While this situation inconveniences people like Jia and makes them more susceptible to drought, it has a dire impact on the area's ability to attract business and improve the economy.

With the government facing the pressing task of expanding water supply nationwide, local authorities have just told residents of Qinghe that they will be getting tap water in the Year of the Monkey.

The central government has vowed to bring tap water to 80 percent of the rural population by 2020. Poverty relief, including water supply, will be a hot topic at China's annual "two sessions," the big political meetings bringing together the full assembly of legislators and advisors next month.

China's per capita water resources are just over a quarter of the global average. In rural areas, especially in the west of the country, hundreds of thousands of people are short of potable water.

The 4,000 villagers in Qinghe live one kilometer from their nearest well. Some buy expensive water from four private businessmen who own trucks to transport it in bulk from the well. Others build water cellars in their home.

Households that buy from the water trucks are paying about 70 yuan (US$10.70) a month for the service, according to Jia. This is roughly equivalent to the cost for a year's supply of tap water.

Building a water cellar then costs another 1,000 to 2,000 yuan.

It's not surprising that villagers have learned to use water sparingly. "We wash the children first, before using the water to wash clothes," Jia said. "We do little rinsing, and avoid using washing machines."

Storage is another problem. After a while in the cellar, the water becomes unclean. Villagers add sodium bicarbonate to try to disinfect it.

Among the 116 million Chinese who have gained access to tap water over the past five years is Lin Lin, 38, from Hehua Village of Bijie City in Guizhou Province.

Since June, Hehua villagers have no longer had to walk long distances to fetch water.

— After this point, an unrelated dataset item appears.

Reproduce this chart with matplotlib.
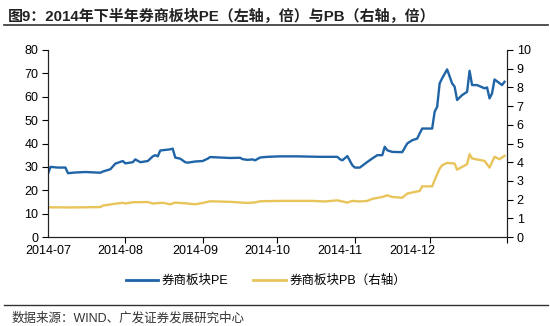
import matplotlib
matplotlib.use("Agg")
import matplotlib.pyplot as plt
import pandas as pd
from matplotlib.lines import Line2D

plt.rcParams['font.family'] = ['Liberation Sans', 'Noto Sans CJK SC']

# ---- data ----
pe_dates = ['2014-07-01', '2014-07-02', '2014-07-05', '2014-07-08', '2014-07-09', '2014-07-12',
            '2014-07-16', '2014-07-22', '2014-07-23', '2014-07-26', '2014-07-28', '2014-07-31',
            '2014-08-01', '2014-08-04', '2014-08-05', '2014-08-07', '2014-08-10', '2014-08-12',
            '2014-08-13', '2014-08-14', '2014-08-15', '2014-08-19', '2014-08-20', '2014-08-21',
            '2014-08-23', '2014-08-25', '2014-08-26', '2014-08-29', '2014-09-01', '2014-09-03',
            '2014-09-04', '2014-09-12', '2014-09-16', '2014-09-17', '2014-09-19', '2014-09-21',
            '2014-09-22', '2014-09-24', '2014-09-27', '2014-10-02', '2014-10-06', '2014-10-09',
            '2014-10-18', '2014-10-25', '2014-10-26', '2014-10-27', '2014-10-29', '2014-10-31',
            '2014-11-01', '2014-11-03', '2014-11-06', '2014-11-08', '2014-11-10', '2014-11-12',
            '2014-11-13', '2014-11-14', '2014-11-16', '2014-11-20', '2014-11-22', '2014-11-24',
            '2014-11-26', '2014-11-27', '2014-11-28', '2014-12-02', '2014-12-03', '2014-12-04',
            '2014-12-05', '2014-12-06', '2014-12-08', '2014-12-10', '2014-12-11', '2014-12-12',
            '2014-12-14', '2014-12-16', '2014-12-17', '2014-12-18', '2014-12-20', '2014-12-23',
            '2014-12-24', '2014-12-25', '2014-12-26', '2014-12-27', '2014-12-30', '2014-12-31']
pe_values = [27.1, 30.0, 29.7, 29.7, 27.3, 27.6,
             27.8, 27.5, 28.0, 29.0, 31.4, 32.5,
             31.5, 32.0, 33.2, 32.0, 32.5, 34.5,
             35.0, 34.5, 37.0, 37.5, 37.8, 34.0,
             33.5, 32.0, 31.8, 32.3, 32.5, 33.5,
             34.2, 33.8, 33.9, 33.3, 33.0, 33.2,
             32.8, 34.0, 34.3, 34.5, 34.5, 34.5,
             34.3, 34.3, 33.3, 32.8, 34.6, 30.7,
             29.7, 29.7, 32.1, 33.6, 35.0, 35.0,
             38.6, 37.1, 36.4, 36.3, 40.0, 41.4,
             42.1, 44.3, 46.4, 46.4, 53.6, 55.7,
             65.7, 67.9, 71.7, 65.7, 64.3, 58.6,
             60.7, 62.1, 71.1, 65.0, 65.0, 63.6,
             64.0, 59.3, 61.4, 67.4, 65.0, 66.4]

pb_dates = ['2014-07-01', '2014-07-10', '2014-07-22', '2014-07-23', '2014-07-28', '2014-07-31',
            '2014-08-01', '2014-08-04', '2014-08-10', '2014-08-12', '2014-08-16', '2014-08-19',
            '2014-08-21', '2014-08-26', '2014-08-29', '2014-09-01', '2014-09-04', '2014-09-12',
            '2014-09-19', '2014-09-22', '2014-09-24', '2014-10-02', '2014-10-15', '2014-10-20',
            '2014-10-25', '2014-10-29', '2014-10-31', '2014-11-03', '2014-11-06', '2014-11-08',
            '2014-11-12', '2014-11-14', '2014-11-16', '2014-11-20', '2014-11-22', '2014-11-25',
            '2014-11-27', '2014-11-28', '2014-12-02', '2014-12-03', '2014-12-05', '2014-12-06',
            '2014-12-08', '2014-12-11', '2014-12-12', '2014-12-14', '2014-12-16', '2014-12-17',
            '2014-12-18', '2014-12-23', '2014-12-25', '2014-12-27', '2014-12-29', '2014-12-31']
pb_values = [1.59, 1.58, 1.60, 1.68, 1.78, 1.83,
             1.79, 1.86, 1.87, 1.79, 1.83, 1.75,
             1.84, 1.79, 1.75, 1.82, 1.91, 1.88,
             1.82, 1.85, 1.91, 1.93, 1.93, 1.90,
             1.96, 1.84, 1.93, 1.90, 1.93, 2.04,
             2.14, 2.23, 2.14, 2.10, 2.32, 2.41,
             2.46, 2.71, 2.71, 3.04, 3.66, 3.84,
             3.96, 3.93, 3.60, 3.75, 3.89, 4.43,
             4.20, 4.07, 3.71, 4.29, 4.16, 4.34]

month_ticks = ['2014-07-01', '2014-08-01', '2014-09-01', '2014-10-01', '2014-11-01', '2014-12-01', '2015-01-01']
label_pos = ['2014-07-01', '2014-07-30', '2014-08-29', '2014-09-27', '2014-10-26', '2014-11-24']
month_labels = ['2014-07', '2014-08', '2014-09', '2014-10', '2014-11', '2014-12']

title = '图9：2014年下半年券商板块PE（左轴，倍）与PB（右轴，倍）'
source = '数据来源：WIND、广发证券发展研究中心'

c_pe = '#1f64a6'
c_pb = '#e8c45a'

# ---- figure ----
fig = plt.figure(figsize=(5.5, 3.26), dpi=100)
ax = fig.add_axes([48 / 550, 89 / 326, 459 / 550, 187 / 326])
ax2 = ax.twinx()

ax.plot(pd.to_datetime(pe_dates), pe_values, color=c_pe, lw=1.7, solid_joinstyle='round')
ax2.plot(pd.to_datetime(pb_dates), pb_values, color=c_pb, lw=1.7, solid_joinstyle='round')

ax.set_xlim(pd.Timestamp('2014-07-01'), pd.Timestamp('2015-01-01'))
ax.set_ylim(0, 80)
ax2.set_ylim(0, 10)
ax.set_yticks(range(0, 81, 10))
ax2.set_yticks(range(0, 11, 1))

# tick marks at month starts, labels placed separately
ax.set_xticks(pd.to_datetime(month_ticks), minor=True)
ax.set_xticks(pd.to_datetime(label_pos))
ax.set_xticklabels(month_labels)
ax.tick_params(axis='x', which='major', length=0, pad=6, labelsize=9)
ax.tick_params(axis='x', which='minor', length=4, width=0.8, direction='out')
ax.tick_params(axis='y', length=4, width=0.8, labelsize=9, pad=3)
ax2.tick_params(axis='y', length=4, width=0.8, labelsize=9, pad=3)

for a in (ax, ax2):
    a.spines['top'].set_visible(False)
    for s in ('left', 'right', 'bottom'):
        a.spines[s].set_linewidth(0.8)
        a.spines[s].set_color('#222222')

# legend
handles = [Line2D([], [], color=c_pe, lw=2.0), Line2D([], [], color=c_pb, lw=2.0)]
fig.legend(handles, ['券商板块PE', '券商板块PB（右轴）'], loc='center',
           bbox_to_anchor=(266 / 550, 1 - 281 / 326), ncol=2, frameon=False,
           fontsize=9, handlelength=2.6, handletextpad=0.3, columnspacing=2.0)

# title and rules
fig.text(8 / 550, 1 - 16 / 326, title, fontsize=10.8, fontweight='bold',
         va='center', ha='left', color='#222222')
fig.add_artist(Line2D([4 / 550, 548 / 550], [1 - 25 / 326] * 2, color='#333333', lw=1.2))
fig.add_artist(Line2D([4 / 550, 548 / 550], [1 - 305 / 326] * 2, color='#333333', lw=1.0))
fig.text(12 / 550, 1 - 318 / 326, source, fontsize=9, va='center', ha='left', color='#333333')

fig.savefig('out.png', dpi=100)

With no more pressure on Lin and his wife to stick around and help with this toil, the couple became migrant workers, earning more than 6,000 yuan a month.

"With the money, we renovated the house and installed a water heater," he said. "We can now take a shower whenever we want."

From 668 households in Hehua, at least 600 villagers have gone to work in cities, according to village head Lei Yingzhi. "Per capita income has more than doubled," he said.

Jia Sidan is excited about joining the ranks of those supplied with tap water. "We will no longer have to carry water in the freezing winter, our children will be able to take a shower every day in the summer!" he said.